2024 Must Be the Astros’ ‘Last Dance’ Year
In case anyone’s not getting the message, the great time the Astros have lived for the better part of the last decade is beginning to feel more like borrowed time.
Whatever plans the Astros draw up in the weeks to come, at least one must involve going all-in on 2024. Because while hope of success beyond next season may exist in some form, it’s not as plainly evident as what the Astros could accomplish in a year where they know for a fact they’ll still have Altuve, Bregman and Verlander.
Hopefully, Baker can be brought back for another season that would be part last hurrah and part retirement tour. But whether it’s Baker or someone else in the manager’s chair, it will be on general manager Dana Brown to go get the pieces the team lacked this year.

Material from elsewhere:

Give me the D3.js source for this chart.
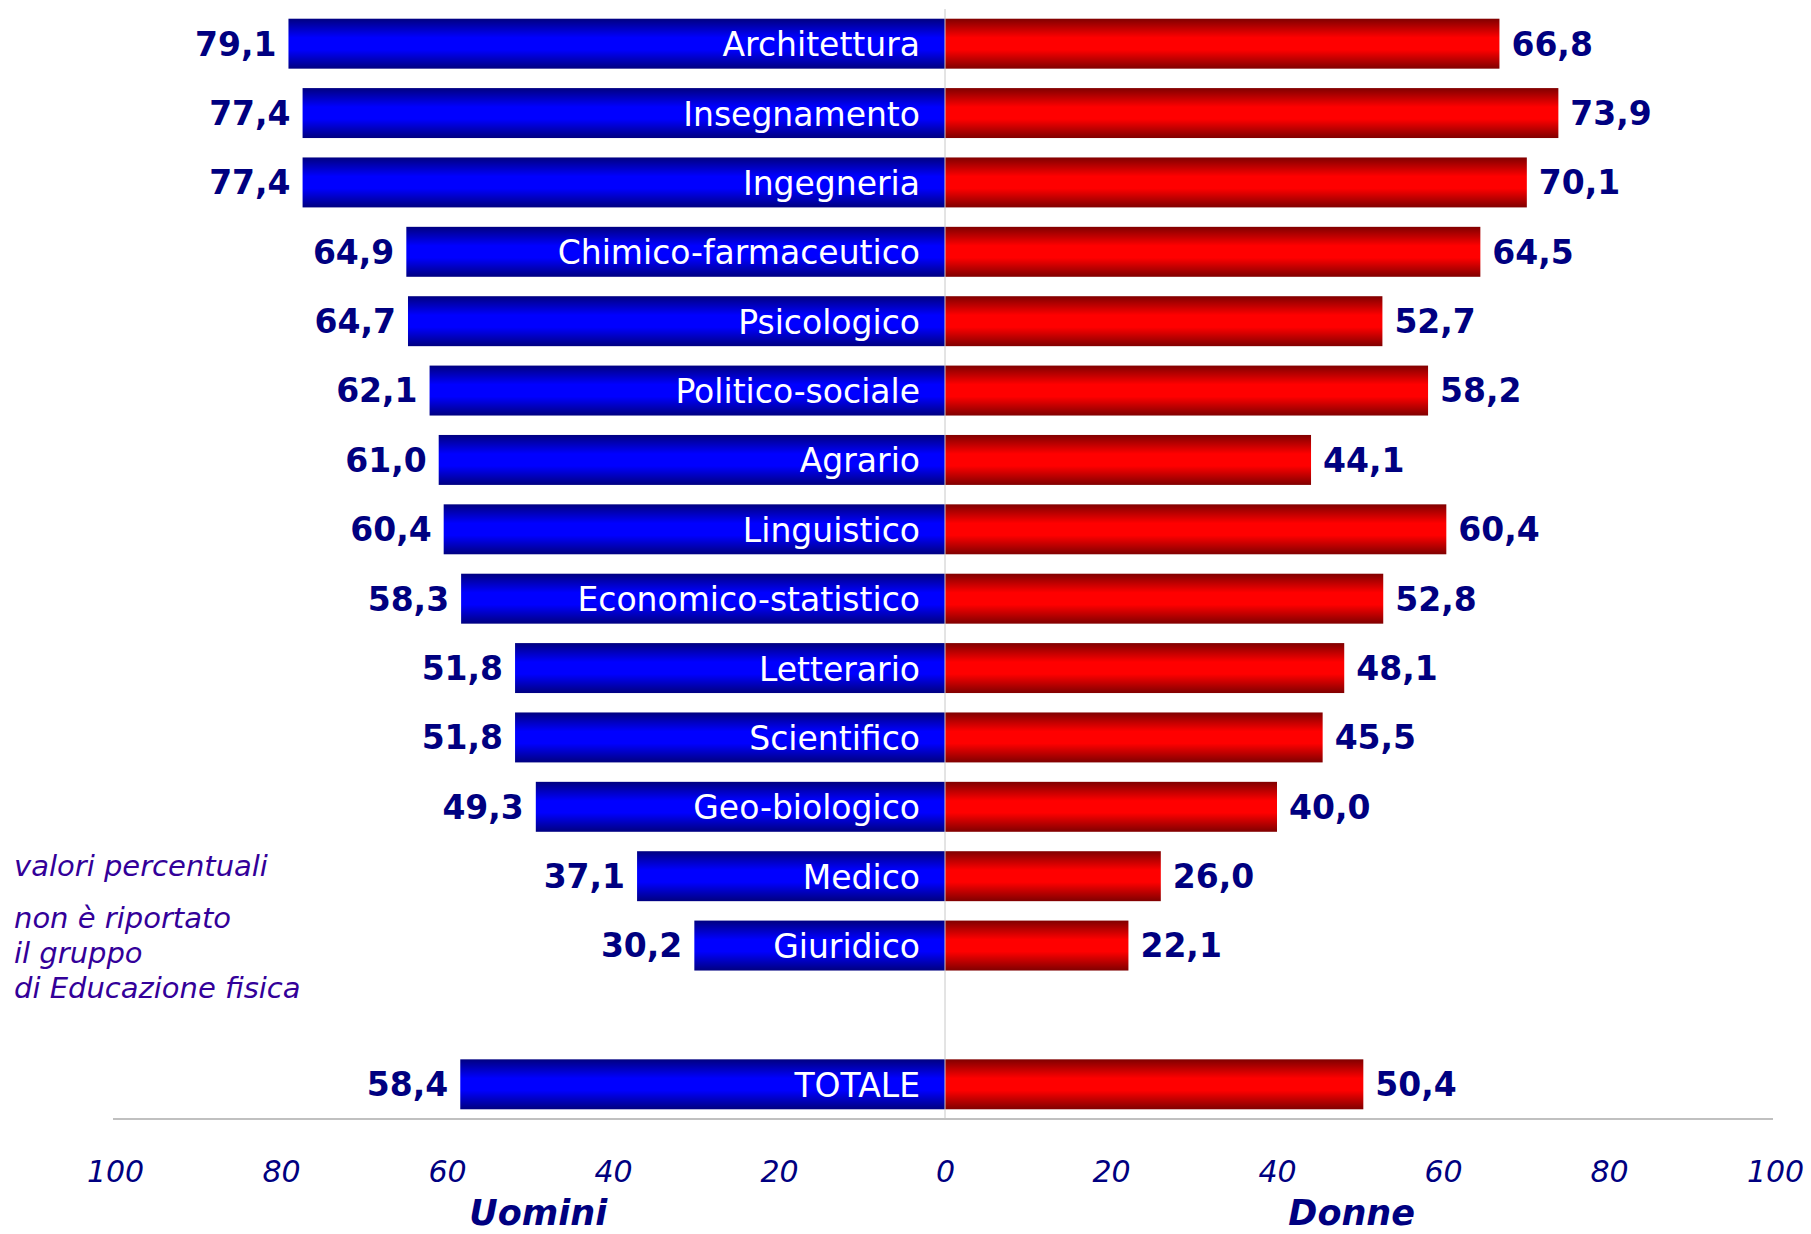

At least one more starting pitcher will be of chief importance, and Brown will have so many options on this winter’s market that there will be no excuse if he fails to do anything. If not a Blake Snell, an Aaron Nola or a Yoshinobu Yamamoto, an Eduardo Rodriguez or a Jordan Montgomery could make sense for Houston in free agency.
There are also bound to be goodies on the trade market, including post-2024 free agents like Shane Bieber and Tyler Glasnow and another guy that Houston is known to be fond of: Dylan Cease.
If the Astros really want to go for broke, they could aim to find a more stable regular for center field. Cody Bellinger will be out there in free agency. And who knows? While they’re listening on Cease, maybe the Chicago White Sox would reopen their ears on Luis Robert Jr.
Whatever the case, no stone should be too big for the Astros to turn over. They need to have the attitude that they’ve come too far and accomplished too much to go out like this; that lying in a heap at the feet of their Little Brother from Arlington is not the lasting image they want to leave behind.
They owe it to themselves to get up, dust themselves off and then come back and play like the Astros one last time.